Sunday, November 21, 2010
Public colleges and universities share a symbiotic relationship with state government.
Gov. Jay Nixon alluded to that relationship last week when he predicted leaner higher education allocations, but encouraged institutions to forgo tuition hikes and seek greater efficiencies.
Symbiosis is defined both as mutually dependent and as cooperative.
With regard to institutions of higher learning and state government, both definitions apply.
Public colleges and universities are governed by boards and exercise some autonomy. But they also are expected to heed recommendations from the state’s Coordinating Board for Higher Education to avoid duplication and streamline programs.
Revenues also are derived from dual sources.

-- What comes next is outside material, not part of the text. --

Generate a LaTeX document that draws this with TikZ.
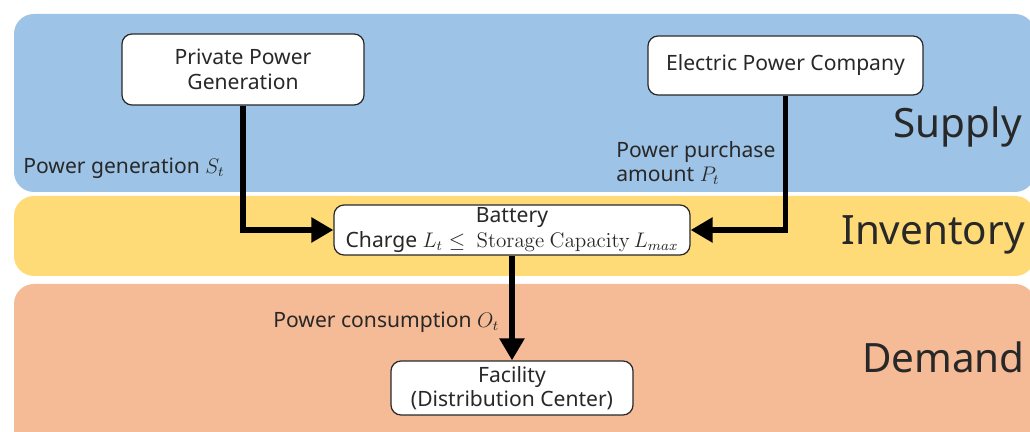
\documentclass[tikz,border=0pt]{standalone}
\usepackage{amsmath,amssymb}
\usepackage[no-math]{fontspec}
\setmainfont{Noto Sans}
\usepackage{xcolor}
\usepackage{tikz}
\usetikzlibrary{arrows.meta,positioning,calc}
\definecolor{supplyblue}{RGB}{157, 195, 230}
\definecolor{stockyellow}{RGB}{255, 219, 120}
\definecolor{demandorange}{RGB}{245, 186, 150}
\definecolor{inkgray}{RGB}{40, 40, 40}

\begin{document}
\begin{tikzpicture}
    \tikzstyle{band} = [draw=none, rounded corners=4mm]
    \tikzstyle{wbox} = [draw=inkgray, fill=white, line width=0.7pt, rounded corners=2mm, align=center, font=\fontsize{12}{14}\selectfont, text=inkgray, inner sep=0pt]
    \tikzstyle{parrow} = [line width=3.4pt, -{Triangle[length=0.44cm,width=0.48cm]}, black]
    \tikzstyle{flabel} = [font=\fontsize{12}{14}\selectfont, text=inkgray, align=left, inner sep=0pt]
    \tikzstyle{zlabel} = [font=\fontsize{23}{26}\selectfont, text=inkgray, inner sep=0pt]

    \useasboundingbox (0, 0) rectangle (20.6, 8.64);

    % Bands
    \fill[band, supplyblue] (0.28, 4.8) rectangle (20.7, 8.36);
    \fill[band, stockyellow] (0.28, 3.12) rectangle (20.7, 4.72);
    \fill[band, demandorange] (0.28, -0.5) rectangle (20.7, 2.96);

    \node[zlabel, anchor=east] (supply) at (20.44, 6.1) {Supply};
    \node[zlabel, anchor=east] (inventory) at (20.5, 3.94) {Inventory};
    \node[zlabel, anchor=east] (demand) at (20.5, 1.5) {Demand};

    \node[wbox, minimum width=4.84cm, minimum height=1.42cm] (prv) at (4.86, 7.25) {Private Power\\Generation};
    \node[wbox, minimum width=5.5cm, minimum height=1.18cm] (epc) at (15.71, 7.33) {Electric Power Company};
    \node[wbox, minimum width=7.12cm, minimum height=1.0cm] (bat) at (10.24, 4.04) {Battery\\Charge $L_t \leq\ \mathrm{Storage\ Capacity}\, L_{max}$};
    \node[wbox, minimum width=4.84cm, minimum height=1.08cm] (fac) at (10.24, 0.88) {Facility\\(Distribution Center)};

    \node[flabel, anchor=west] (gen) at (0.46, 5.28) {Power generation $S_t$};
    \node[flabel, anchor=west] (buy) at (12.32, 5.38) {Power purchase\\amount $P_t$};
    \node[flabel, anchor=west] (use) at (5.46, 2.2) {Power consumption $O_t$};

    \draw[parrow] (prv.south) |- (bat.west);
    \draw[parrow] (epc.south) |- (bat.east);
    \draw[parrow] (bat.south) -- (fac.north);
\end{tikzpicture}
\end{document}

Boards establish student tuition and fees and apply for education grants. Another source of money is the state’s general revenue budget; the governor crafts and lawmakers hone allocations for the institutions.
Nixon and colleges and universities are nearing the end of a two-year deal in which the governor promised to avoid deep state funding cuts in exchange for a voluntary freeze on tuition.
Although Nixon predicts “substantial cuts” next year, he said he would use his resources as chief executive to “keep downward pressure” on tuition hikes.
Specific numbers remain elusive at this time.
The governor said future cuts likely will exceed the estimated $50 million cuts this year, but he would not be more specific. Similarly, he declined to pinpoint what percentage of a tuition hike he would find reasonable.
The symbiotic relationship between state government and higher education includes a crucial third component — students.
The economic suffering affecting government and colleges and universities also extends to Missouri families.
Nixon is correct to emphasize increased efficiency over increased tuition. For the sake of the students they serve, we urge colleges and universities to heed the governor’s message.